Furthermore, a higher percentage of emerging market companies are paying dividends than in the developed world, with around 85% compared to 82% in the West. Currently, there are around 600 stocks in emerging markets that are sufficiently liquid for institutional investors which offer dividend yields of over 2%.

From a purely dividend yield perspective, Western investors could diversify into emerging markets where dividend growth is supported by low levels of company debt coupled and high profitability. Looking forward, we predict that dividend income will be more significant in overall emerging market equity returns as capital gains achieved over the last decade will be difficult to repeat.

So, in short, what are the major arguments underpinning the attraction of investing in emerging markets dividend stocks? Basically, they are best summarised as below:

1. Improved capital discipline and a better understanding of shareholders
Emerging market companies have become more investible as their commitment to dividends increases shareholder alignment and accountability.

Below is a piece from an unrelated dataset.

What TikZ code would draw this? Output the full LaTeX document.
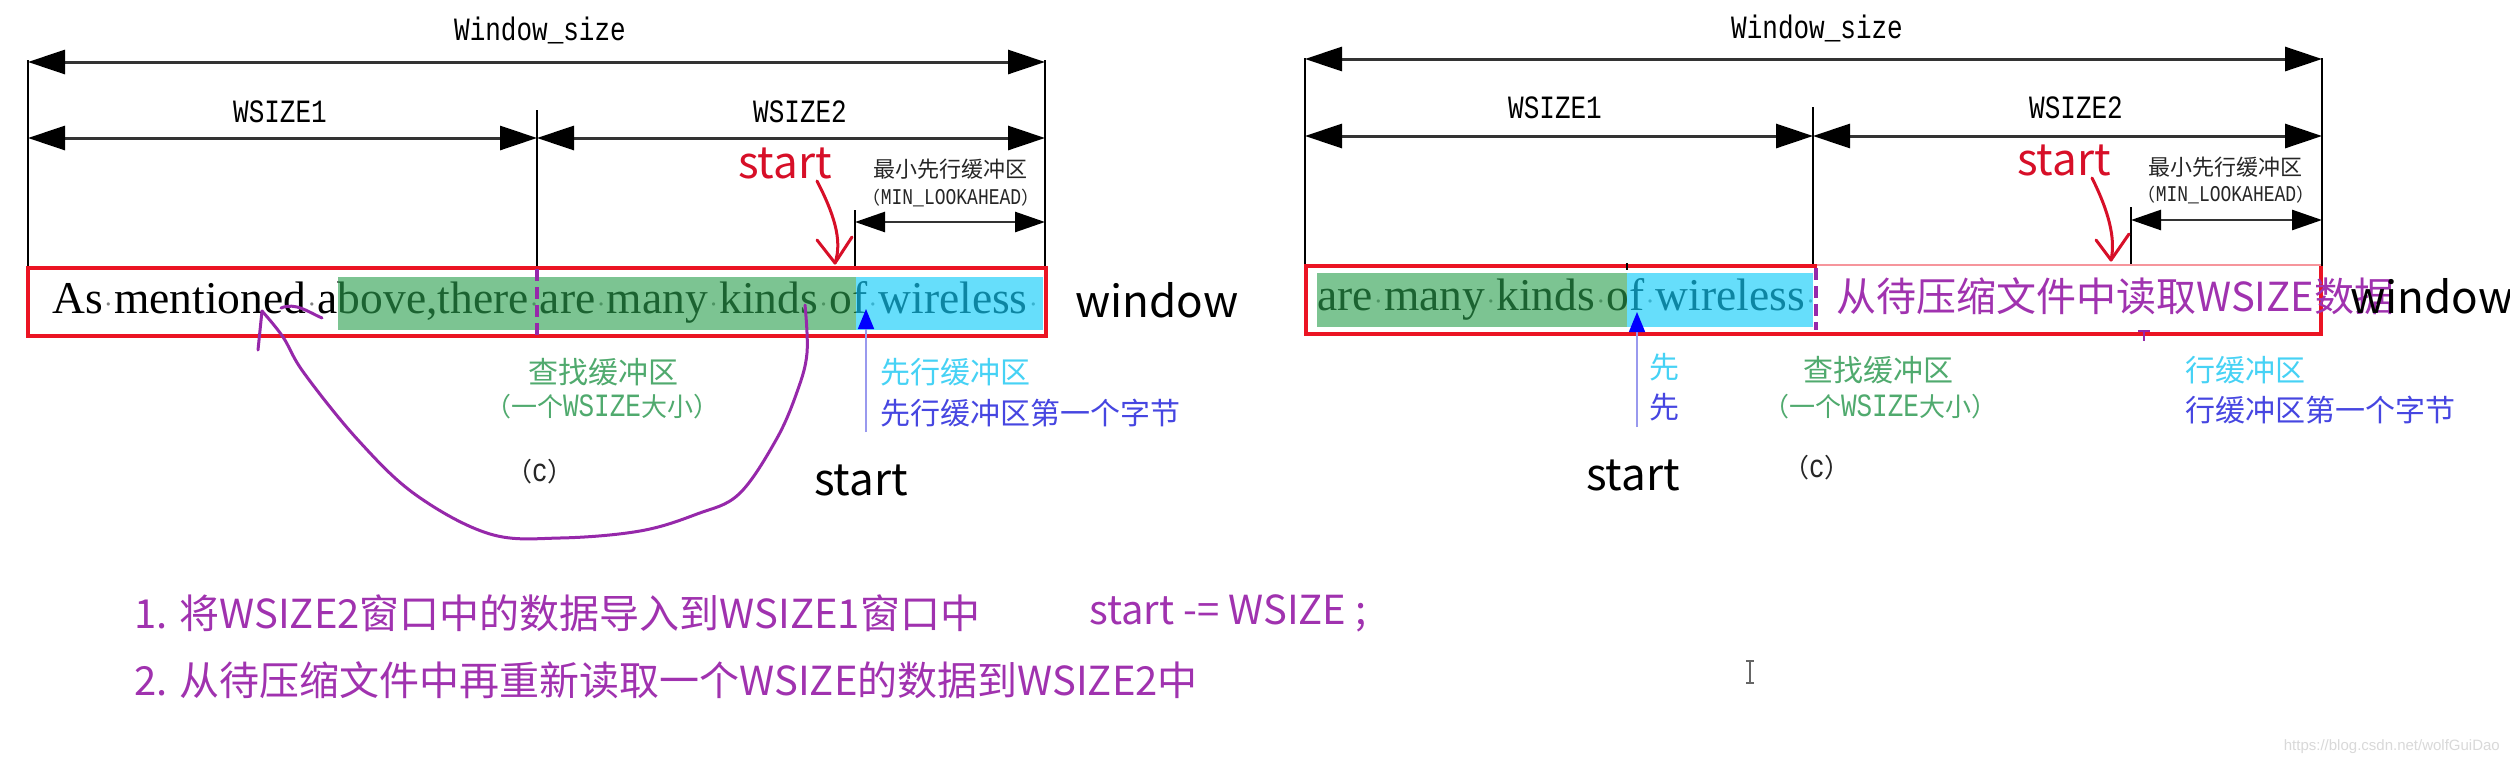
\documentclass[tikz,border=0pt]{standalone}
\usepackage{fontspec}
\usepackage{graphicx}
\newfontfamily\cjk{Noto Sans CJK SC}
\newfontfamily\mono{Liberation Mono}
\newfontfamily\tms{Liberation Serif}
\newfontfamily\wmk{Liberation Sans}
\usetikzlibrary{arrows.meta}
\newcommand\myfs[1]{\fontsize{#1}{#1}\selectfont}
\newcommand\tall[1]{\scalebox{1}[1.25]{#1}}
\newcommand\spdot{\makebox[0.25em]{\color{black!50}\scalebox{0.6}{·}}}
\definecolor{boxred}{RGB}{235,20,35}
\definecolor{fillgreen}{RGB}{45,160,80}
\definecolor{fillcyan}{RGB}{20,205,250}
\definecolor{txtgreen}{RGB}{80,170,110}
\definecolor{txtcyan}{RGB}{70,210,245}
\definecolor{txtblue}{RGB}{70,70,225}
\definecolor{penpurple}{RGB}{150,40,170}
\definecolor{notepurple}{RGB}{160,50,175}
\definecolor{startred}{RGB}{215,15,40}
\tikzset{
  vln/.style={line width=2.6pt, black},
  dimarrow/.style={line width=3pt, draw=black!80, {Triangle[length=37pt,width=24pt,color=black]}-{Triangle[length=37pt,width=24pt,color=black]}},
  dimsmall/.style={line width=2.6pt, draw=black!80, {Triangle[length=30pt,width=20pt,color=black]}-{Triangle[length=30pt,width=20pt,color=black]}},
  monolbl/.style={font=\mono\myfs{26}, inner sep=0pt},
  cjklbl/.style={font=\cjk\myfs{22}, inner sep=0pt, text=black!85},
  minlbl/.style={font=\myfs{18}, inner sep=0pt, text=black!85},
  redstart/.style={font=\cjk\myfs{44}, inner sep=0pt, text=startred},
  blkstart/.style={font=\cjk\myfs{44}, inner sep=0pt, text=black},
  wintxt/.style={font=\cjk\myfs{44}, inner sep=0pt, text=black, anchor=base west},
  boxtxt/.style={font=\tms\myfs{45.5}, inner sep=0pt, anchor=base west},
  greentxt/.style={font=\cjk\myfs{30}, inner sep=0pt, text=txtgreen},
  greensub/.style={font=\myfs{26}, inner sep=0pt, text=txtgreen},
  cyantxt/.style={font=\cjk\myfs{30}, inner sep=0pt, text=txtcyan, anchor=west},
  bluetxt/.style={font=\cjk\myfs{30}, inner sep=0pt, text=txtblue, anchor=west},
  clbl/.style={font=\myfs{26}, inner sep=0pt, text=black!85},
  notetxt/.style={font=\cjk\myfs{40}, inner sep=0pt, text=notepurple, anchor=west},
  greenfill/.style={fill=fillgreen, fill opacity=0.62},
  cyanfill/.style={fill=fillcyan, fill opacity=0.65},
  redarrow/.style={draw=startred, line width=3pt, line cap=round, line join=round},
  pen/.style={draw=penpurple, line width=3pt, line cap=round, line join=round},
  bluearrow/.style={draw=txtblue!55, line width=1.6pt, -{Triangle[length=20pt,width=16pt,color=blue]}},
  purpledash/.style={draw=penpurple, line width=4.5pt, dash pattern=on 12pt off 6pt}
}
\begin{document}
\begin{tikzpicture}[x=1pt,y=-1pt]
\useasboundingbox (0,0) rectangle (2510,764);
\fill[white] (0,0) rectangle (2510,764);

% ================= LEFT PANEL =================
\coordinate (l0t) at (28,60);   \coordinate (l0b) at (28,268);
\coordinate (l3t) at (1045,60); \coordinate (l3b) at (1045,268);
\coordinate (l1t) at (537,110); \coordinate (l1b) at (537,268);
\coordinate (l2t) at (855,210); \coordinate (l2b) at (855,268);
\draw[vln] (l0t) -- (l0b);
\draw[vln] (l3t) -- (l3b);
\draw[vln] (l1t) -- (l1b);
\draw[vln] (l2t) -- (l2b);
\coordinate (lwa) at (28,62);  \coordinate (lwb) at (1045,62);
\coordinate (lsa) at (28,138); \coordinate (lsm) at (537,138); \coordinate (lsb) at (1045,138);
\coordinate (lma) at (855,222); \coordinate (lmb) at (1045,222);
\draw[dimarrow] (lwa) -- (lwb);
\draw[dimarrow] (lsa) -- (lsm);
\draw[dimarrow] (lsm) -- (lsb);
\draw[dimsmall] (lma) -- (lmb);
\node[monolbl] (lwin) at (540,30) {\tall{Window\_size}};
\node[monolbl] (lws1) at (280,112) {\tall{WSIZE1}};
\node[monolbl] (lws2) at (800,112) {\tall{WSIZE2}};
\node[cjklbl] (lmin) at (950,169) {最小先行缓冲区};
\node[minlbl] (lmin2) at (951,198) {{\cjk （}{\mono \tall{MIN\_LOOKAHEAD}}{\cjk ）}};
\node[redstart] (lstart) at (785,163) {start};
\coordinate (lra) at (817,181); \coordinate (lrb) at (835,263);
\draw[redarrow] (lra) .. controls (833,212) and (843,240) .. (lrb);
\draw[redarrow] (817,240) -- (lrb) -- (852,237);

% text in box
\node[boxtxt] (ltext) at (52,313) {As\spdot mentioned\spdot above,there\spdot are\spdot many\spdot kinds\spdot of\spdot wireless\spdot};
\fill[greenfill] (338,277) rectangle (856,330);
\fill[cyanfill] (856,277) rectangle (1043,330);
\draw[boxred, line width=4pt] (28,268) rectangle (1046,336);
\draw[purpledash] (537,269) -- (537,336);
\node[wintxt] (lwindow) at (1075,317) {window};

% blue arrow & labels
\coordinate (lba) at (866,432); \coordinate (lbb) at (866,309);
\draw[bluearrow] (lba) -- (lbb);
\node[greentxt] (lsearch) at (603,372) {查找缓冲区};
\node[greensub] (lsearch2) at (602,407) {{\cjk （一个}{\mono\tall{WSIZE}}{\cjk 大小）}};
\node[cyantxt] (llook) at (880,372) {先行缓冲区};
\node[bluetxt] (lfirst) at (880,413) {先行缓冲区第一个字节};
\node[clbl] (lc) at (540,472) {{\cjk （}{\mono\tall{c}}{\cjk ）}};
\node[blkstart] (lstart2) at (861,480) {start};

% purple hand drawn curve
\draw[pen] plot[smooth, tension=0.6] coordinates {(805,305) (807,353) (797,392) (776,440) (739,494) (697,514) (640,531) (560,538) (490,534) (416,495) (358,440) (304,373) (283,337) (262,311)};
\draw[pen] (262,311) -- (258,350);
\draw[pen] (281,308) .. controls (296,302) and (308,312) .. (322,318);

% ================= RIGHT PANEL =================
\coordinate (r0t) at (1305,58);   \coordinate (r0b) at (1305,266);
\coordinate (r3t) at (2322,58);   \coordinate (r3b) at (2322,266);
\coordinate (r1t) at (1813,107);  \coordinate (r1b) at (1813,266);
\coordinate (r2t) at (2131,207);  \coordinate (r2b) at (2131,266);
\draw[vln] (r0t) -- (r0b);
\draw[vln] (r3t) -- (r3b);
\draw[vln] (r1t) -- (r1b);
\draw[vln] (r2t) -- (r2b);
\coordinate (rwa) at (1305,59);  \coordinate (rwb) at (2322,59);
\coordinate (rsa) at (1305,136); \coordinate (rsm) at (1813,136); \coordinate (rsb) at (2322,136);
\coordinate (rma) at (2131,220); \coordinate (rmb) at (2322,220);
\draw[dimarrow] (rwa) -- (rwb);
\draw[dimarrow] (rsa) -- (rsm);
\draw[dimarrow] (rsm) -- (rsb);
\draw[dimsmall] (rma) -- (rmb);
\node[monolbl] (rwin) at (1817,28) {\tall{Window\_size}};
\node[monolbl] (rws1) at (1555,108) {\tall{WSIZE1}};
\node[monolbl] (rws2) at (2076,108) {\tall{WSIZE2}};
\node[cjklbl] (rmin) at (2225,167) {最小先行缓冲区};
\node[minlbl] (rmin2) at (2226,195) {{\cjk （}{\mono \tall{MIN\_LOOKAHEAD}}{\cjk ）}};
\node[redstart] (rstart) at (2064,160) {start};
\coordinate (rra) at (2092,178); \coordinate (rrb) at (2111,260);
\draw[redarrow] (rra) .. controls (2108,210) and (2116,238) .. (rrb);
\draw[redarrow] (2096,240) -- (rrb) -- (2129,234);

\node[boxtxt] (rtext) at (1317,310) {are\spdot many\spdot kinds\spdot of\spdot wireless\spdot};
\fill[greenfill] (1317,273) rectangle (1627,327);
\fill[cyanfill] (1627,273) rectangle (1813,327);
\draw[boxred!45, line width=1.5pt] (1817,265) -- (2321,265);
\draw[boxred, line width=4pt] (1817,266) -- (1306,266) -- (1306,334) -- (2321,334) -- (2321,266);
\draw[black, line width=2pt] (1627,263) -- (1627,270);
\draw[purpledash] (1816,268) -- (1816,330);
\draw[penpurple, line width=1.5pt] (2144,330) -- (2144,341) (2138,331) -- (2150,331);
\node[notetxt] (rread) at (1836,296) {从待压缩文件中读取WSIZE数据};
\node[wintxt] (rwindow) at (2350,313) {window};

\coordinate (rba) at (1637,427); \coordinate (rbb) at (1637,312);
\draw[bluearrow] (rba) -- (rbb);
\node[greentxt] (rsearch) at (1878,370) {查找缓冲区};
\node[greensub] (rsearch2) at (1880,407) {{\cjk （一个}{\mono\tall{WSIZE}}{\cjk 大小）}};
\node[cyantxt] (rlookA) at (1649,367) {先};
\node[bluetxt] (rfirstA) at (1649,407) {先};
\node[cyantxt] (rlookB) at (2185,370) {行缓冲区};
\node[bluetxt] (rfirstB) at (2185,410) {行缓冲区第一个字节};
\node[clbl] (rc) at (1817,468) {{\cjk （}{\mono\tall{c}}{\cjk ）}};
\node[blkstart] (rstart2) at (1633,475) {start};

% ================= NOTES =================
\node[notetxt] (note1) at (134,613) {1. 将WSIZE2窗口中的数据导入到WSIZE1窗口中};
\node[notetxt] (note1b) at (1089,613) {start -= WSIZE ;};
\node[notetxt] (note2) at (134,680) {2. 从待压缩文件中再重新读取一个WSIZE的数据到WSIZE2中};

% cursor and watermark
\draw[black!60, line width=1.3pt] (1750,661) -- (1750,683) (1746,661) -- (1754,661) (1746,683) -- (1754,683);
\node[font=\wmk\myfs{15}, text=black!15, inner sep=0pt, anchor=east] (wm) at (2500,747) {https://blog.csdn.net/wolfGuiDao};
\end{tikzpicture}
\end{document}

2. Less debt and growing cash flow
Emerging market companies have less debt than their counterparts in the developed world, and many are also amassing cash faster than they are paying out dividends. This underpins dividend sustainability and dividend growth potential.

3. Government policy
Many listed emerging market companies are partly owned by their governments, and there is evidence here that in some cases the State is keen to access some of the cash held by these companies.

It is no secret that emerging market equities have been seen as attractive because of their strong capital growth potential, but increasingly the story for investing in this asset class has expanded to include dividend yield (growth). Therefore, it would be advisable for investors to look at the potential of dividends particularly those in emerging markets.